Il cardinale Montenegro: «Non accogliere i migranti è non credere in Dio»

Di Redazione / 02 Luglio 2018

«È una civiltà, ma purtroppo anche una religione (ma si può chiamare religione, se è così?) che disconosce i diritti degli uomini, che fabbrica i poveri, e poi non li vuole perché danno fastidio, e li lascia morire».

Lo ha detto l’arcivescovo di Agrigento e presidente di Caritas italiana, il card. Francesco Montenegro, nell’omelia della messa per la festa del patrono San Calogero, celebrata ieri nel santuario dedicatogli. «I migranti, i poveri sono un termometro per la nostra fede. Non accoglierli, soprattutto chiudendo loro il cuore, è non credere in Dio – ha aggiunto il porporato, citato dal Sir -. È Gesù a venire da noi su un barcone, è lui nell’uomo o nel bambino che muore annegato, è Gesù che rovista nei cassonetti per trovare un pò di cibo».

Sottolineando come «ogni migrante è una storia e una vita che, ci piaccia o no, s’intreccia con le nostra», l’arcivescovo ha ricordato che «i poveri e i migranti hanno un nome come noi, sognano come noi, sono pieni di paure come noi, sperano come noi, vogliono una famiglia come noi, credono in qualcosa o in qualcuno come noi, osano come o più di noi, desiderano essere trattati come noi». Quindi, l’invito a «lasciarci scuotere la coscienza dal fatto che tanti bambini, uomini, donne, perdano la vita in mare».

«La parola di Dio ci mette in guardia dall’essere ipocriti.
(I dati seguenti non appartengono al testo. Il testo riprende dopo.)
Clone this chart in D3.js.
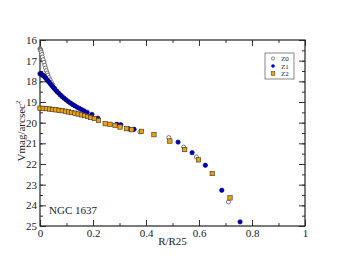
<!DOCTYPE html>
<html>
<head>
<meta charset="utf-8">
<script src="https://cdn.jsdelivr.net/npm/d3@7"></script>
<style>
  body { margin: 0; background: #fff; }
  text { font-family: "Liberation Serif", "DejaVu Serif", serif; }
</style>
</head>
<body>
<div id="chart"></div>
<script>
// data: R/R25 and V mag/arcsec^2
var z0R = [0, 0.001, 0.002, 0.003, 0.005, 0.007, 0.009, 0.012, 0.015, 0.018, 0.021, 0.024, 0.027, 0.030, 0.034, 0.038, 0.043, 0.048, 0.055, 0.065,
           0.377, 0.486, 0.542, 0.590, 0.711];
var z0V = [16.42, 16.45, 16.48, 16.52, 16.6, 16.7, 16.82, 16.95, 17.08, 17.22, 17.36, 17.48, 17.6, 17.7, 17.82, 17.93, 18.05, 18.17, 18.33, 18.5,
           20.45, 20.72, 21.18, 21.66, 23.84];

var z1R = [0, 0.004, 0.008, 0.012, 0.017, 0.022, 0.027, 0.032, 0.038, 0.044, 0.050, 0.056, 0.063, 0.070, 0.077, 0.084, 0.091, 0.099,
           0.107, 0.115, 0.123, 0.131, 0.140, 0.149, 0.158, 0.167, 0.178, 0.196, 0.218, 0.290, 0.305, 0.335, 0.355,
           0.521, 0.574, 0.624, 0.686, 0.755];
var z1V = [17.63, 17.65, 17.68, 17.72, 17.78, 17.85, 17.93, 18.01, 18.1, 18.2, 18.29, 18.38, 18.48, 18.57, 18.66, 18.74, 18.82, 18.9,
           18.98, 19.05, 19.12, 19.18, 19.25, 19.31, 19.37, 19.43, 19.5, 19.6, 19.78, 20.08, 20.1, 20.3, 20.32,
           20.94, 21.45, 22.06, 23.27, 24.8];

var z2R = [0, 0.012, 0.024, 0.036, 0.048, 0.060, 0.072, 0.084, 0.096, 0.108, 0.120, 0.132, 0.144, 0.156, 0.168, 0.180, 0.192, 0.205,
           0.221, 0.246, 0.264, 0.283, 0.302, 0.327, 0.346, 0.383, 0.430, 0.490, 0.546, 0.598, 0.650, 0.717];
var z2V = [19.3, 19.31, 19.32, 19.34, 19.36, 19.38, 19.4, 19.42, 19.45, 19.48, 19.51, 19.54, 19.58, 19.62, 19.66, 19.7, 19.75, 19.8,
           19.89, 20.05, 20.08, 20.13, 20.21, 20.29, 20.34, 20.42, 20.58, 20.89, 21.3, 21.8, 22.46, 23.64];

var xTicks = [0, 0.2, 0.4, 0.6, 0.8, 1];
var yTicks = [16, 17, 18, 19, 20, 21, 22, 23, 24, 25];
var legendNames = ["Z0", "Z1", "Z2"];

var svgWidth = 344, svgHeight = 266;
var margin = { top: 40, right: 39, bottom: 40, left: 40 };
var width = svgWidth - margin.left - margin.right;
var height = svgHeight - margin.top - margin.bottom;

var svg = d3.select("#chart").append("svg")
  .attr("width", svgWidth)
  .attr("height", svgHeight);

var chartGroup = svg.append("g")
  .attr("transform", `translate(${margin.left}, ${margin.top})`);

var x = d3.scaleLinear().domain([0, 1]).range([0, width]);
var y = d3.scaleLinear().domain([16, 25]).range([0, height]);

// minor ticks
var xMinor = d3.range(0, 1.0001, 0.1);
var yMinor = d3.range(16, 25.0001, 0.5);

function styleAxis(g) {
  g.select(".domain").remove();
  g.selectAll("line").attr("stroke", "#333");
  g.selectAll("text").attr("font-size", "11px").attr("fill", "#222");
}

chartGroup.append("g").attr("transform", `translate(0, ${height})`)
  .call(d3.axisBottom(x).tickValues(xMinor).tickSize(-3).tickFormat(""))
  .call(styleAxis);
chartGroup.append("g").attr("transform", `translate(0, ${height})`)
  .call(d3.axisBottom(x).tickValues(xTicks).tickSize(-6).tickPadding(3).tickFormat(d3.format("")))
  .call(styleAxis);
chartGroup.append("g")
  .call(d3.axisTop(x).tickValues(xMinor).tickSize(-3).tickFormat(""))
  .call(styleAxis);
chartGroup.append("g")
  .call(d3.axisTop(x).tickValues(xTicks).tickSize(-6).tickFormat(""))
  .call(styleAxis);

chartGroup.append("g")
  .call(d3.axisLeft(y).tickValues(yMinor).tickSize(-3).tickFormat(""))
  .call(styleAxis);
chartGroup.append("g")
  .call(d3.axisLeft(y).tickValues(yTicks).tickSize(-6).tickPadding(3).tickFormat(d3.format("d")))
  .call(styleAxis);
chartGroup.append("g").attr("transform", `translate(${width}, 0)`)
  .call(d3.axisRight(y).tickValues(yMinor).tickSize(-3).tickFormat(""))
  .call(styleAxis);
chartGroup.append("g").attr("transform", `translate(${width}, 0)`)
  .call(d3.axisRight(y).tickValues(yTicks).tickSize(-6).tickFormat(""))
  .call(styleAxis);

// frame
chartGroup.append("rect")
  .attr("width", width).attr("height", height)
  .attr("fill", "none").attr("stroke", "#222").attr("stroke-width", 1.2);

// points
var z0 = z0R.map((r, i) => ({ r: r, v: z0V[i] }));
var z1 = z1R.map((r, i) => ({ r: r, v: z1V[i] }));
var z2 = z2R.map((r, i) => ({ r: r, v: z2V[i] }));

chartGroup.selectAll(".z0").data(z0).enter().append("circle")
  .attr("class", "z0")
  .attr("cx", d => x(d.r)).attr("cy", d => y(d.v)).attr("r", 2)
  .attr("fill", "white").attr("stroke", "#555").attr("stroke-width", 0.8);

chartGroup.selectAll(".z1").data(z1).enter().append("circle")
  .attr("class", "z1")
  .attr("cx", d => x(d.r)).attr("cy", d => y(d.v)).attr("r", 2.2)
  .attr("fill", "#0000cc").attr("stroke", "#000044").attr("stroke-width", 0.6);

chartGroup.selectAll(".z2").data(z2).enter().append("rect")
  .attr("class", "z2")
  .attr("x", d => x(d.r) - 2.2).attr("y", d => y(d.v) - 2.2)
  .attr("width", 4.4).attr("height", 4.4)
  .attr("fill", "#f0a000").attr("stroke", "#333").attr("stroke-width", 0.6);

// legend
var legend = svg.append("g").attr("transform", "translate(265, 53)");
legend.append("rect").attr("width", 29).attr("height", 26)
  .attr("fill", "white").attr("stroke", "#888").attr("stroke-width", 1);
legendNames.forEach((name, i) => {
  var ly = 5.5 + i * 7.5;
  if (i === 0) {
    legend.append("circle").attr("cx", 8).attr("cy", ly).attr("r", 1.6)
      .attr("fill", "white").attr("stroke", "#555").attr("stroke-width", 0.7);
  } else if (i === 1) {
    legend.append("circle").attr("cx", 8).attr("cy", ly).attr("r", 1.8)
      .attr("fill", "#0000cc");
  } else {
    legend.append("rect").attr("x", 6.2).attr("y", ly - 1.8).attr("width", 3.6).attr("height", 3.6)
      .attr("fill", "#f0a000").attr("stroke", "#333").attr("stroke-width", 0.5);
  }
  legend.append("text").attr("x", 16).attr("y", ly + 2.5)
    .attr("font-size", "7px").attr("fill", "#222").text(name);
});

// labels
chartGroup.append("text")
  .attr("x", width / 2).attr("y", height + 19)
  .attr("text-anchor", "middle").attr("font-size", "11px").attr("fill", "#222")
  .text("R/R25");

var yl = svg.append("text")
  .attr("transform", `translate(25, ${margin.top + height / 2 - 2}) rotate(-90)`)
  .attr("text-anchor", "middle").attr("font-size", "11px").attr("fill", "#222");
yl.append("tspan").text("Vmag/arcsec");
yl.append("tspan").attr("dy", -5).attr("font-size", "7px").text("2");

chartGroup.append("text")
  .attr("x", 9).attr("y", 174)
  .attr("font-size", "11px").attr("fill", "#222")
  .text("NGC 1637");
</script>
</body>
</html>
Corriamo il pericolo di essere ipocriti quando stacchiamo la preghiera dalla vita; quando mettiamo la maschera dei buoni e poi, quando accadono le tragedie, sempre più frequenti, ci giriamo dall’altra parte, come se la cosa non ci interessasse, semmai recitiamo qualche preghiera per acquietare la nostra coscienza». Così il card. Montenegro ha concluso affermando che “non sono solo il coltello o la pistola a uccidere, ma anche l’ipocrisia, il buonismo, il silenzio e l’indifferenza». «È vero che non possiamo risolvere noi problemi complessi come quelli dell’immigrazione e della povertà ma come cristiani abbiamo il dovere della compassione, uno dei nomi più belli della carità».